* [Written problem]: Print the whole listing exactly.

* [Provided entries]:
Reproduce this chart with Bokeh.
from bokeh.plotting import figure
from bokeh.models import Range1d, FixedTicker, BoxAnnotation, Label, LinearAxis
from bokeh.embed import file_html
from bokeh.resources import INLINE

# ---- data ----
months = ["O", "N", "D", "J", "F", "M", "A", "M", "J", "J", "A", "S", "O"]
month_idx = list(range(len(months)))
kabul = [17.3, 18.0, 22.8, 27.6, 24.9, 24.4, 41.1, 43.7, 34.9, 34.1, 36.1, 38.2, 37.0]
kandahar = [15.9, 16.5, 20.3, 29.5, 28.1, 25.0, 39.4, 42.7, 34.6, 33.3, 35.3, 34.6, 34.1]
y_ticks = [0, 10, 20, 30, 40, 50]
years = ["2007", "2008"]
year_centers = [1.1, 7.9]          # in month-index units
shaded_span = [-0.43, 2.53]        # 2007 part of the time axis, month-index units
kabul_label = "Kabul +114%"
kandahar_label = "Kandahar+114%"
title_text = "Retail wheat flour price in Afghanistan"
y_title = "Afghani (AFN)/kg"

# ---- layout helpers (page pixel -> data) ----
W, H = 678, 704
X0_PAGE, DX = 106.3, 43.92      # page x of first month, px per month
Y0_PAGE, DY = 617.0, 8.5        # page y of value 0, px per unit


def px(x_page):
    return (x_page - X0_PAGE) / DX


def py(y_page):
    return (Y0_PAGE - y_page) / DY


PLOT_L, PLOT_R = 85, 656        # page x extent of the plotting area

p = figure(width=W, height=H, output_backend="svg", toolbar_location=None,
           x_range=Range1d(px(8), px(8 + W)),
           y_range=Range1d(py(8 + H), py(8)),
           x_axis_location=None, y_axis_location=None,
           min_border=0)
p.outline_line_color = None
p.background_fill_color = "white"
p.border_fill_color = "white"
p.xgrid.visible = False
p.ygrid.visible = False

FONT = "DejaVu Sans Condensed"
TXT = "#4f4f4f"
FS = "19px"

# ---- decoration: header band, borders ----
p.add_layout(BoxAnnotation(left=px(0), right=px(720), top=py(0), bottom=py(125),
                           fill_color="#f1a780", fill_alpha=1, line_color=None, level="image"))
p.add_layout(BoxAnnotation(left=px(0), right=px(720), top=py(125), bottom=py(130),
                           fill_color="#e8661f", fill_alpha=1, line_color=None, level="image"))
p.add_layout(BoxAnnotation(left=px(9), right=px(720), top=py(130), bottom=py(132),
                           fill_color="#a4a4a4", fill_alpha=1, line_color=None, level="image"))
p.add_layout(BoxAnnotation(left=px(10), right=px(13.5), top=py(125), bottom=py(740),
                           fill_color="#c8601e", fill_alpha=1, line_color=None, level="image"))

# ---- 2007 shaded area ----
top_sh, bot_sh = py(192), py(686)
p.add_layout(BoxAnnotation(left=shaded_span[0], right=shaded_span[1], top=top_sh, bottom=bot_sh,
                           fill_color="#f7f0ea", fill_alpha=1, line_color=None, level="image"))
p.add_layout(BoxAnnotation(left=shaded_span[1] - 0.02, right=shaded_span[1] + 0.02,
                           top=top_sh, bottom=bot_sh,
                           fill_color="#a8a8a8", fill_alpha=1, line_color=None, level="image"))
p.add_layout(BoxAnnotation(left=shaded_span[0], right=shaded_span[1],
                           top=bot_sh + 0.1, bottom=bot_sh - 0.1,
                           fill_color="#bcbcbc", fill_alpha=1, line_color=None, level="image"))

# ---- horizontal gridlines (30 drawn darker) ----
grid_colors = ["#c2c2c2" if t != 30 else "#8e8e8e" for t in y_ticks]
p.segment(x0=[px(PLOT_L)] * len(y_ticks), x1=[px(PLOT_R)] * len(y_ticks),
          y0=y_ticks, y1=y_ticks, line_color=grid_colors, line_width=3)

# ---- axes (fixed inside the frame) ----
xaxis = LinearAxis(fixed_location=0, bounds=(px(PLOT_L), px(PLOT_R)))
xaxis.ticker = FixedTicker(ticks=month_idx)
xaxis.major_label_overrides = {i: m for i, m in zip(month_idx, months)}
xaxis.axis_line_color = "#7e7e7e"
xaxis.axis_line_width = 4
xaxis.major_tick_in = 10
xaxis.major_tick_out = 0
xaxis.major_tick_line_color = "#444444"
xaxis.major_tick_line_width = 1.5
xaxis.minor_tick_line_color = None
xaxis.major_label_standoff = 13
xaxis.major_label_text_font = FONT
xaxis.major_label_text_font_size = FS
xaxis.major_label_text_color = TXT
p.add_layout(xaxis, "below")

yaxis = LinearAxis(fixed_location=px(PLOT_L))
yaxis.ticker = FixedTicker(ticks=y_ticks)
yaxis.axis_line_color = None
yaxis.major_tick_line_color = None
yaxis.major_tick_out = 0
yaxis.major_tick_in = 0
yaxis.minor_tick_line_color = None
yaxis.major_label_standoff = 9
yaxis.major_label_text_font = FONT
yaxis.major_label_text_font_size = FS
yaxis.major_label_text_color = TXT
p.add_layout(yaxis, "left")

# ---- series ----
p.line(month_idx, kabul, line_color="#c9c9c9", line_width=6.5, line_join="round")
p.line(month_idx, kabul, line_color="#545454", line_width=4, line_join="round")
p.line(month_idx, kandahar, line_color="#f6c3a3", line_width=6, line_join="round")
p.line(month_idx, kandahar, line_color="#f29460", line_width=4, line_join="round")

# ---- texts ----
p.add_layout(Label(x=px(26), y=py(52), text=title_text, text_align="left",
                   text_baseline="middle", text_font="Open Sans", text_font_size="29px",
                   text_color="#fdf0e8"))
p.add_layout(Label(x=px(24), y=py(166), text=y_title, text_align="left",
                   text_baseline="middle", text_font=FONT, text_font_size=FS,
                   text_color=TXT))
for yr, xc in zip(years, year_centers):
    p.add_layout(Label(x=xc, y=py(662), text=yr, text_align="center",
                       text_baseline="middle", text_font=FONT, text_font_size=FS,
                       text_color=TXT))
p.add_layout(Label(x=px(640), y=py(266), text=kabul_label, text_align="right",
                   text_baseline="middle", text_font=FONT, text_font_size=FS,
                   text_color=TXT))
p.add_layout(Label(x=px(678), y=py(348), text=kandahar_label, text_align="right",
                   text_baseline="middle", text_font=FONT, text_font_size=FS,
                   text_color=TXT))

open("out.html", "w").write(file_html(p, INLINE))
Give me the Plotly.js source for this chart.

* [Response to the task]:
Reproduce this chart with Bokeh.
from bokeh.plotting import figure
from bokeh.models import Range1d, FixedTicker, BoxAnnotation, Label, LinearAxis
from bokeh.embed import file_html
from bokeh.resources import INLINE

# ---- data ----
months = ["O", "N", "D", "J", "F", "M", "A", "M", "J", "J", "A", "S", "O"]
month_idx = list(range(len(months)))
kabul = [17.3, 18.0, 22.8, 27.6, 24.9, 24.4, 41.1, 43.7, 34.9, 34.1, 36.1, 38.2, 37.0]
kandahar = [15.9, 16.5, 20.3, 29.5, 28.1, 25.0, 39.4, 42.7, 34.6, 33.3, 35.3, 34.6, 34.1]
y_ticks = [0, 10, 20, 30, 40, 50]
years = ["2007", "2008"]
year_centers = [1.1, 7.9]          # in month-index units
shaded_span = [-0.43, 2.53]        # 2007 part of the time axis, month-index units
kabul_label = "Kabul +114%"
kandahar_label = "Kandahar+114%"
title_text = "Retail wheat flour price in Afghanistan"
y_title = "Afghani (AFN)/kg"

# ---- layout helpers (page pixel -> data) ----
W, H = 678, 704
X0_PAGE, DX = 106.3, 43.92      # page x of first month, px per month
Y0_PAGE, DY = 617.0, 8.5        # page y of value 0, px per unit


def px(x_page):
    return (x_page - X0_PAGE) / DX


def py(y_page):
    return (Y0_PAGE - y_page) / DY


PLOT_L, PLOT_R = 85, 656        # page x extent of the plotting area

p = figure(width=W, height=H, output_backend="svg", toolbar_location=None,
           x_range=Range1d(px(8), px(8 + W)),
           y_range=Range1d(py(8 + H), py(8)),
           x_axis_location=None, y_axis_location=None,
           min_border=0)
p.outline_line_color = None
p.background_fill_color = "white"
p.border_fill_color = "white"
p.xgrid.visible = False
p.ygrid.visible = False

FONT = "DejaVu Sans Condensed"
TXT = "#4f4f4f"
FS = "19px"

# ---- decoration: header band, borders ----
p.add_layout(BoxAnnotation(left=px(0), right=px(720), top=py(0), bottom=py(125),
                           fill_color="#f1a780", fill_alpha=1, line_color=None, level="image"))
p.add_layout(BoxAnnotation(left=px(0), right=px(720), top=py(125), bottom=py(130),
                           fill_color="#e8661f", fill_alpha=1, line_color=None, level="image"))
p.add_layout(BoxAnnotation(left=px(9), right=px(720), top=py(130), bottom=py(132),
                           fill_color="#a4a4a4", fill_alpha=1, line_color=None, level="image"))
p.add_layout(BoxAnnotation(left=px(10), right=px(13.5), top=py(125), bottom=py(740),
                           fill_color="#c8601e", fill_alpha=1, line_color=None, level="image"))

# ---- 2007 shaded area ----
top_sh, bot_sh = py(192), py(686)
p.add_layout(BoxAnnotation(left=shaded_span[0], right=shaded_span[1], top=top_sh, bottom=bot_sh,
                           fill_color="#f7f0ea", fill_alpha=1, line_color=None, level="image"))
p.add_layout(BoxAnnotation(left=shaded_span[1] - 0.02, right=shaded_span[1] + 0.02,
                           top=top_sh, bottom=bot_sh,
                           fill_color="#a8a8a8", fill_alpha=1, line_color=None, level="image"))
p.add_layout(BoxAnnotation(left=shaded_span[0], right=shaded_span[1],
                           top=bot_sh + 0.1, bottom=bot_sh - 0.1,
                           fill_color="#bcbcbc", fill_alpha=1, line_color=None, level="image"))

# ---- horizontal gridlines (30 drawn darker) ----
grid_colors = ["#c2c2c2" if t != 30 else "#8e8e8e" for t in y_ticks]
p.segment(x0=[px(PLOT_L)] * len(y_ticks), x1=[px(PLOT_R)] * len(y_ticks),
          y0=y_ticks, y1=y_ticks, line_color=grid_colors, line_width=3)

# ---- axes (fixed inside the frame) ----
xaxis = LinearAxis(fixed_location=0, bounds=(px(PLOT_L), px(PLOT_R)))
xaxis.ticker = FixedTicker(ticks=month_idx)
xaxis.major_label_overrides = {i: m for i, m in zip(month_idx, months)}
xaxis.axis_line_color = "#7e7e7e"
xaxis.axis_line_width = 4
xaxis.major_tick_in = 10
xaxis.major_tick_out = 0
xaxis.major_tick_line_color = "#444444"
xaxis.major_tick_line_width = 1.5
xaxis.minor_tick_line_color = None
xaxis.major_label_standoff = 13
xaxis.major_label_text_font = FONT
xaxis.major_label_text_font_size = FS
xaxis.major_label_text_color = TXT
p.add_layout(xaxis, "below")

yaxis = LinearAxis(fixed_location=px(PLOT_L))
yaxis.ticker = FixedTicker(ticks=y_ticks)
yaxis.axis_line_color = None
yaxis.major_tick_line_color = None
yaxis.major_tick_out = 0
yaxis.major_tick_in = 0
yaxis.minor_tick_line_color = None
yaxis.major_label_standoff = 9
yaxis.major_label_text_font = FONT
yaxis.major_label_text_font_size = FS
yaxis.major_label_text_color = TXT
p.add_layout(yaxis, "left")

# ---- series ----
p.line(month_idx, kabul, line_color="#c9c9c9", line_width=6.5, line_join="round")
p.line(month_idx, kabul, line_color="#545454", line_width=4, line_join="round")
p.line(month_idx, kandahar, line_color="#f6c3a3", line_width=6, line_join="round")
p.line(month_idx, kandahar, line_color="#f29460", line_width=4, line_join="round")

# ---- texts ----
p.add_layout(Label(x=px(26), y=py(52), text=title_text, text_align="left",
                   text_baseline="middle", text_font="Open Sans", text_font_size="29px",
                   text_color="#fdf0e8"))
p.add_layout(Label(x=px(24), y=py(166), text=y_title, text_align="left",
                   text_baseline="middle", text_font=FONT, text_font_size=FS,
                   text_color=TXT))
for yr, xc in zip(years, year_centers):
    p.add_layout(Label(x=xc, y=py(662), text=yr, text_align="center",
                       text_baseline="middle", text_font=FONT, text_font_size=FS,
                       text_color=TXT))
p.add_layout(Label(x=px(640), y=py(266), text=kabul_label, text_align="right",
                   text_baseline="middle", text_font=FONT, text_font_size=FS,
                   text_color=TXT))
p.add_layout(Label(x=px(678), y=py(348), text=kandahar_label, text_align="right",
                   text_baseline="middle", text_font=FONT, text_font_size=FS,
                   text_color=TXT))

open("out.html", "w").write(file_html(p, INLINE))
Give me the Plotly.js source for this chart.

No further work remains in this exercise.